Alaskan Ethics

Last night I went to my friend Mike’s dirty 30th birthday party at Seattle’s venerable Rendezvous bar and restaurant. (Editor’s note: It probably isn’t venerable at all, I just have a soft spot for the place since they let us throw a small festival there with little advance notice, and the sound guy brought us a case of Ranier for the backstage fridge, which I found touching. My friend Brady hates the place and would happily tell you why for the price of a Miller High Life and several minutes of what’s left of your twenties.)

This in itself is hardly newsworthy, but Mike is a man with an asterisk, and his asterisk says: “I grew up in Ketchikan.” To most people, this means nothing, but to the rest of us, this speaks volumes.
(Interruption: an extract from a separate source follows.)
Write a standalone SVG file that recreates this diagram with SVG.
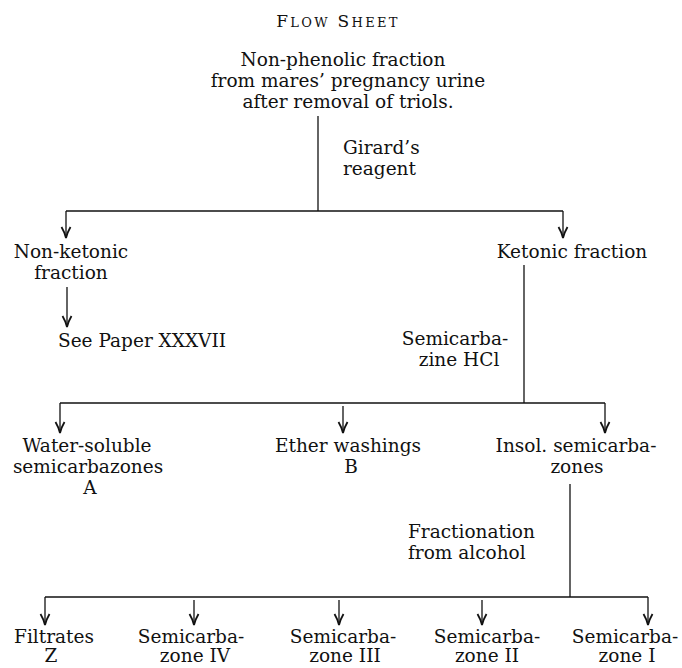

Years ago, Misha and I first fell in with the Ketchikanian diaspora, and we haven’t been the same since. Our first album was nearly called “Alaskan Ethics” in their honor.

For readers of Raymond Feist, the Ketchikanians are essentially the Valheru, timeless dragon-backed conquerors of the stars, men who eat deserts, shit glass, and don’t even register this kind of behaviour as unusual. For the rest of us, they are simply Hard Men, a la Vinnie Jones, but with Carhartts and scars and tattoos in places the rest of us are hesitant to soap.

Mike is the man who first turned me on to The Alphabets, a progressive Seattle hip-hop duo that is both brilliant and absurd, a band that I believe every man, woman and child in America should experience at least once. Said Alphabets were, in fact, there at the party last night, and we got to talking, and one thing led to another, and suddenly I’m playing a show with them two weeks hence, where they’re going to debut their FIRST EVER MUSIC VIDEO, and the part of me that still gets excited about music independent of careerism is so excited it can barely think straight.

I’ve decided, on a whim, that I’m going to do a full-on iPod set, inspired in part by Alex Greenwald’s bringing down the house at this past year’s Gimme Shelter concert, thanks to nothing but an iPod and a totally ridiculous Hiawatha getup. I know this is a dangerous move, professionally; me developing solo material while the band is on vague geographical hiatus. But you have to understand: we as a band had thousands of dollars worth of gear stolen from us back in November, and we as men are individually scrambling to re-earn the income necessary to keep this band afloat. There are probably going to be a lot of “independent side projects” coming up in the next couple of months – THIS IS NO CAUSE FOR ALARM. We are all happy, healthy, and as in love with each other as four heterosexual men can be – we’re just really fucking far away from each other right now, and desperate times call for desperate measures. This is why I have written a song called “Sexual Professional.”

In any event, it’s going to be an insanely fun show, and I’d advise anyone who can come to do so, if only because the Alphabets are the greatest hip hop crew in America and you’ll be kicking yourself for the next 30 years if you live in Seattle and somehow miss them.

Cheers,

Dave

We Are No Longer Selling This CD For Gas Money

Hi guys. We just noticed that we’ve, uh, been away for a while. It’s nothing personal – we just took a couple of days off at the end of our last tour, and then suddenly we looked up and noticed it was January. This happens every winter; we’ve been told by medicine and science that this makes us “deciduous.”

Anyhow, we figured we’d ring in what is now the Chinese New Year by giving you, our dedicated listeners, the once-in-a-lifetime opportunity to download our fall tour souvenir, “We Are Selling This CD For Gas Money,” in its entirety, for free.

Why? Because gas prices have come down a lot since September, especially where we live. And because we understand that part of being a band is making your music available for people to listen to, especially those who already like you or probably would, if given the opportunity. It’s taken us five long years to wrap our heads around this, but we finally get it.

Speaking of which, Speechwriters LLC is officially five years old this week. We don’t really have anything planned, as we used up most of our social capital on the 100th Birthday Party and subsequent two and a half months of touring, but these annual bandiversaries are always cause for us to step back and make sure that you, dear listener, know just how much we love you, and how utterly screwed we’d all be if you and your friends hadn’t discovered us when you did.